AIM OF THE EXERCISE. Look over the lines below. Report each one that includes the string "this".

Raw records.
— begin —
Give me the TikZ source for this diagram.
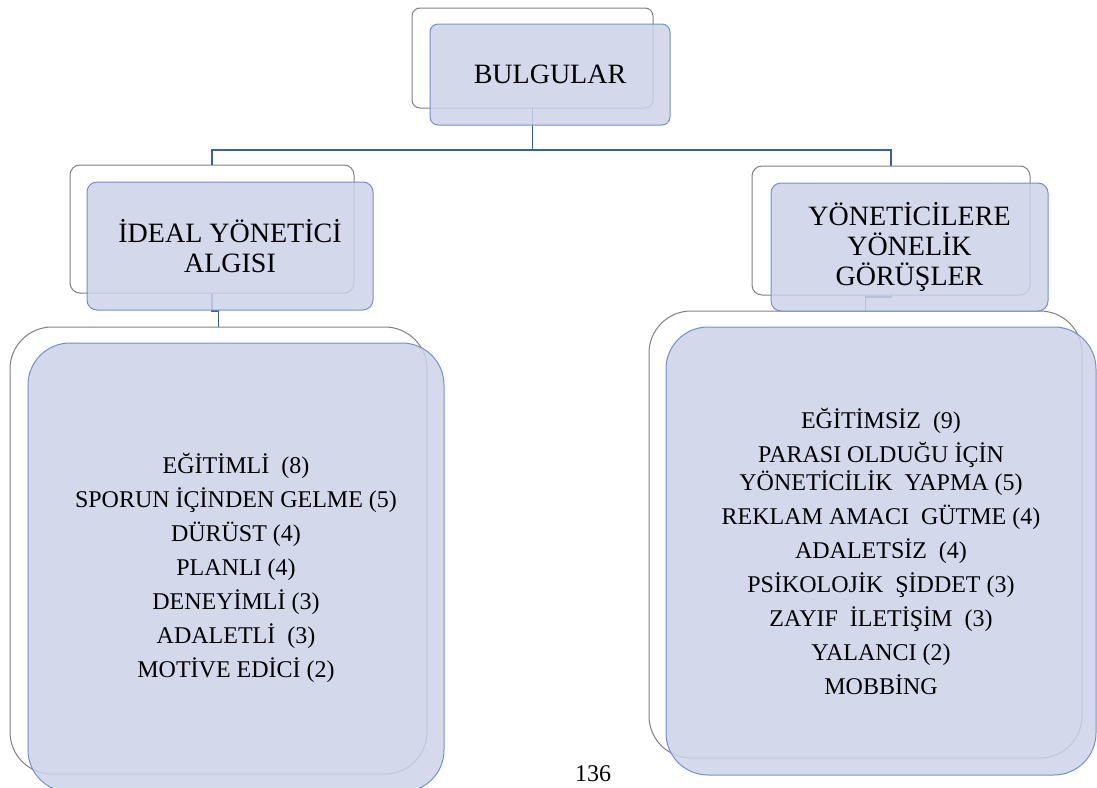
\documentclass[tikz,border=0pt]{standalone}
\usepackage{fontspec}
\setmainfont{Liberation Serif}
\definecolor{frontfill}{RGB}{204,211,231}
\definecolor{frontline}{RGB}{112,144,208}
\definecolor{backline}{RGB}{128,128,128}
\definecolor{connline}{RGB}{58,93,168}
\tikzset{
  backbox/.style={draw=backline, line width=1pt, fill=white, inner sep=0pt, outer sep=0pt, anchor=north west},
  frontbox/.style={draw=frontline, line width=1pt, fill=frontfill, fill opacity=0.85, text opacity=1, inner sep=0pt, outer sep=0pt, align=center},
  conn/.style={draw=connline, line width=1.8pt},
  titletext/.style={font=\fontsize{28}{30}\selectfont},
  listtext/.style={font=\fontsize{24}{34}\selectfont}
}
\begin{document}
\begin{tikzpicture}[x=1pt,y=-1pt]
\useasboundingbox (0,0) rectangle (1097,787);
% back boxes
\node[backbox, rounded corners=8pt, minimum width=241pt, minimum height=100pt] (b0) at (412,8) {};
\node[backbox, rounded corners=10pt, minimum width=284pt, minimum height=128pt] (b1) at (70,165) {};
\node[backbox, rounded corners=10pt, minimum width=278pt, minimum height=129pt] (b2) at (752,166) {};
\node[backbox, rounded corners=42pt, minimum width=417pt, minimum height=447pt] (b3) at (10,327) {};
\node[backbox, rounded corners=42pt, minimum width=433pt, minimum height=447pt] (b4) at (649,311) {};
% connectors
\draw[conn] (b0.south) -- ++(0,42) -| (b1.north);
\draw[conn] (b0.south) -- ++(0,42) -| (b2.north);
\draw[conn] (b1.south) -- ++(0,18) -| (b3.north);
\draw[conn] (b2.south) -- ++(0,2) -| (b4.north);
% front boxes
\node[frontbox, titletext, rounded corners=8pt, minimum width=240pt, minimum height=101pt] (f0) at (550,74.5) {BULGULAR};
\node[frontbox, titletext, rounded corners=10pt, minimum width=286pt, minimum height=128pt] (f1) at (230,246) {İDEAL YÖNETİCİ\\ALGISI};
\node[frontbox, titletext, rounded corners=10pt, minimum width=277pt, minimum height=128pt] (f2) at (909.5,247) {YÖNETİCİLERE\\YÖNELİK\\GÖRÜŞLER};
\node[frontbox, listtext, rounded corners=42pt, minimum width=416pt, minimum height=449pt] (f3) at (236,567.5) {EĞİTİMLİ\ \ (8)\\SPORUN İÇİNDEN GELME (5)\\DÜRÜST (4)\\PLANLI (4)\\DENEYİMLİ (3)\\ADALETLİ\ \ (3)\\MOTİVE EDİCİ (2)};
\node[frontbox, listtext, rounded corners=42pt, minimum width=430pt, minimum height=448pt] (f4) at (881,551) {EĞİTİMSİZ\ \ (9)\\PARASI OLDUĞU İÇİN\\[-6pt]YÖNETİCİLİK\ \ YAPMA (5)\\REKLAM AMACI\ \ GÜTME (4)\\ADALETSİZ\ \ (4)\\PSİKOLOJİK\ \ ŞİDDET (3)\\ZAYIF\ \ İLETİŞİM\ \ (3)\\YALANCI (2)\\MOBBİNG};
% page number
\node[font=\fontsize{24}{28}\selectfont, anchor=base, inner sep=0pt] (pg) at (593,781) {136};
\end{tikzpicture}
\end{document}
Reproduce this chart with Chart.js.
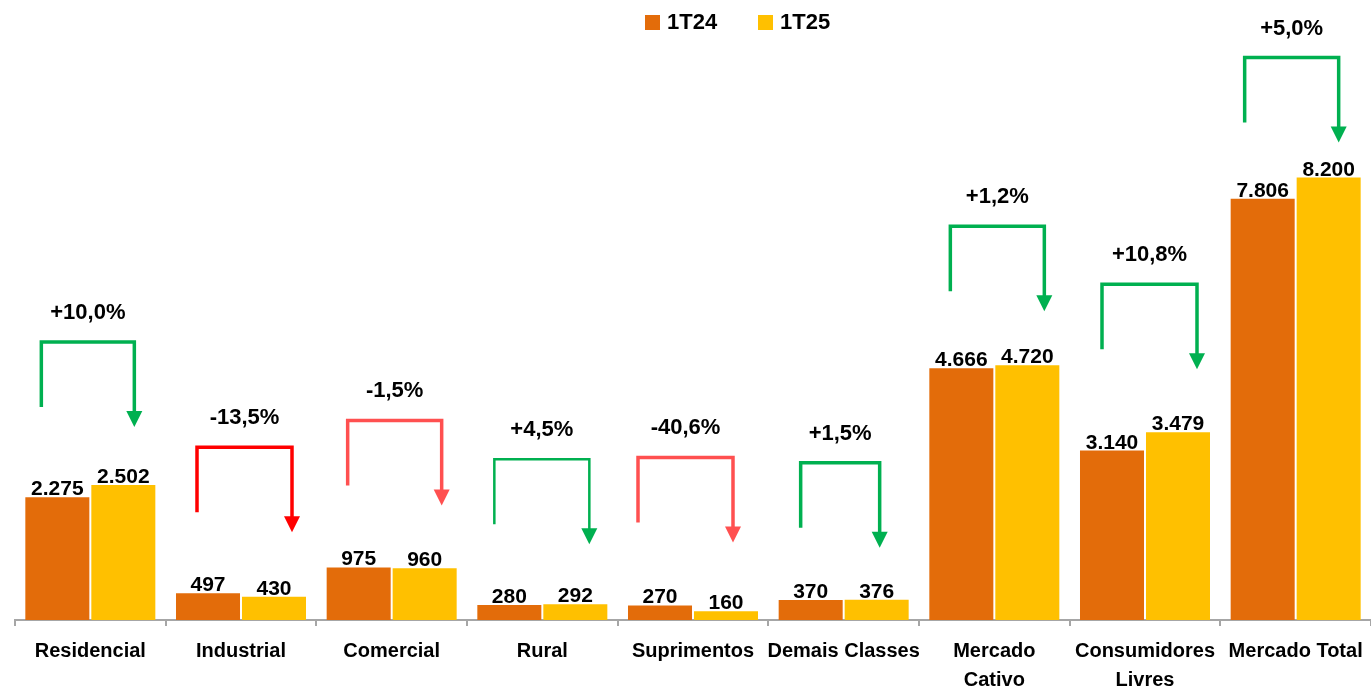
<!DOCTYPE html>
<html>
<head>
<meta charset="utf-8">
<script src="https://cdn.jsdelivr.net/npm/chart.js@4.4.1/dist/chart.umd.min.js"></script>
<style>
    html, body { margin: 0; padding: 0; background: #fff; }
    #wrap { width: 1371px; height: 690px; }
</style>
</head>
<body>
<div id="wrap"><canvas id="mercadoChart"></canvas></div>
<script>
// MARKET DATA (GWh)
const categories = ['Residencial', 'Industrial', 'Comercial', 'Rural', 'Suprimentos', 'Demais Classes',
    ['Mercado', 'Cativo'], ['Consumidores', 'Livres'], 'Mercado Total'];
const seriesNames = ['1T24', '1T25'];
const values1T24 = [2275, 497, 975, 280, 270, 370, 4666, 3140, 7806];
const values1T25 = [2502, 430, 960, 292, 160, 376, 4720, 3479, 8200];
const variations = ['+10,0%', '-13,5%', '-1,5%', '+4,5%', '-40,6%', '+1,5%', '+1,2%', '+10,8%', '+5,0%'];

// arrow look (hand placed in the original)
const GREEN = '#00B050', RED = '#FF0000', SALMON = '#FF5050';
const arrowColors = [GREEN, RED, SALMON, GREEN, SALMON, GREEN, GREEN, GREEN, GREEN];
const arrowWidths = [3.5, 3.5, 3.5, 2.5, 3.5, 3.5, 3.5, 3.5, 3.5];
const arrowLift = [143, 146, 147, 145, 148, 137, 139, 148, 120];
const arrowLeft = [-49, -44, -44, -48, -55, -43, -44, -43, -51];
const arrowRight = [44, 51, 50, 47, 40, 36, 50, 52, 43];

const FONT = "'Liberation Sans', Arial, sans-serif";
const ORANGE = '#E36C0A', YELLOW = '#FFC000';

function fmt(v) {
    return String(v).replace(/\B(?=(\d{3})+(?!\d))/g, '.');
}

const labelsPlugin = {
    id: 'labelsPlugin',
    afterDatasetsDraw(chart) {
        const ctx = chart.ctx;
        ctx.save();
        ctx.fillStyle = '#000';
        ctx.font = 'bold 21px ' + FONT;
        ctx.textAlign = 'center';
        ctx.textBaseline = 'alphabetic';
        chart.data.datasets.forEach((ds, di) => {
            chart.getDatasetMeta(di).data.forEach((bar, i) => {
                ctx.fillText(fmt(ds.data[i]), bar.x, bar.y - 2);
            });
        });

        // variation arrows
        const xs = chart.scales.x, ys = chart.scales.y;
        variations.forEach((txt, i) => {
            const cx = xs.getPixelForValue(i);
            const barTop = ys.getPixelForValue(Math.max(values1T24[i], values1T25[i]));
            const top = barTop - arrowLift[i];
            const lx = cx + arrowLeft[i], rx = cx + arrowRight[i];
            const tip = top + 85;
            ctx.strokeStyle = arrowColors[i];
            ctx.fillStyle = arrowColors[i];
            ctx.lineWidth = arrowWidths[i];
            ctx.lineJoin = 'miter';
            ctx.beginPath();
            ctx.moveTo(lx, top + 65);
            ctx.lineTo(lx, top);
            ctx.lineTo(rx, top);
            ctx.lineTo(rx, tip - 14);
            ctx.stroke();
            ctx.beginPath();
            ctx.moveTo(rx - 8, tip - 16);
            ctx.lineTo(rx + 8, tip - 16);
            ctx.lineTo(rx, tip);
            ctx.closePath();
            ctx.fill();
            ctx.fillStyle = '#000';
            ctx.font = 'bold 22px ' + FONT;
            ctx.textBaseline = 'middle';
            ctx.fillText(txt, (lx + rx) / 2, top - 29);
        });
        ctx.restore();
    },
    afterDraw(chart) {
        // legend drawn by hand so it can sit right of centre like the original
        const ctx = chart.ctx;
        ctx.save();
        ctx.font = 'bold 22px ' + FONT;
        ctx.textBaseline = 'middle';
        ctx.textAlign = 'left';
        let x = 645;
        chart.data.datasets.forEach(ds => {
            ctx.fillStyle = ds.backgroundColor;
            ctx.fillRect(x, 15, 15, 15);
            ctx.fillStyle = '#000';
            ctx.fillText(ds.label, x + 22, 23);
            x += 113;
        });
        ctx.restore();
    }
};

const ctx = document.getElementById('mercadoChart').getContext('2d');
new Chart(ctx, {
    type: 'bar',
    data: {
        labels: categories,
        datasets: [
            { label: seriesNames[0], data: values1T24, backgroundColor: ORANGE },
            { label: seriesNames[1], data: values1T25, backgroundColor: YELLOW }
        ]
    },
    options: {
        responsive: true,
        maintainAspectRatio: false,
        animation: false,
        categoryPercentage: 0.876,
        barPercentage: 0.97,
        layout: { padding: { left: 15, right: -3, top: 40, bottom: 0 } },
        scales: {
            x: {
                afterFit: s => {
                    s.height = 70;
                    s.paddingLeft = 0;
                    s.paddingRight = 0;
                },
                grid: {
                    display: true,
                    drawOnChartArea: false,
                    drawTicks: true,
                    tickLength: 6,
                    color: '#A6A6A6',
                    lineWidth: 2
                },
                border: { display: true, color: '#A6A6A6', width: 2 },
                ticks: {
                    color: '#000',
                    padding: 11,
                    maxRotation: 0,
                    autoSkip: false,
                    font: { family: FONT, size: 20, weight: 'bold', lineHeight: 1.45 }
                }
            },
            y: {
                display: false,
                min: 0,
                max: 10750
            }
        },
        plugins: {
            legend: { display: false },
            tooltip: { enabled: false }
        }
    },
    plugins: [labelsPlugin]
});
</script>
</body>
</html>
— end —
RESPONSE TO THE EXERCISE.
Give me the TikZ source for this diagram.
Reproduce this chart with Chart.js.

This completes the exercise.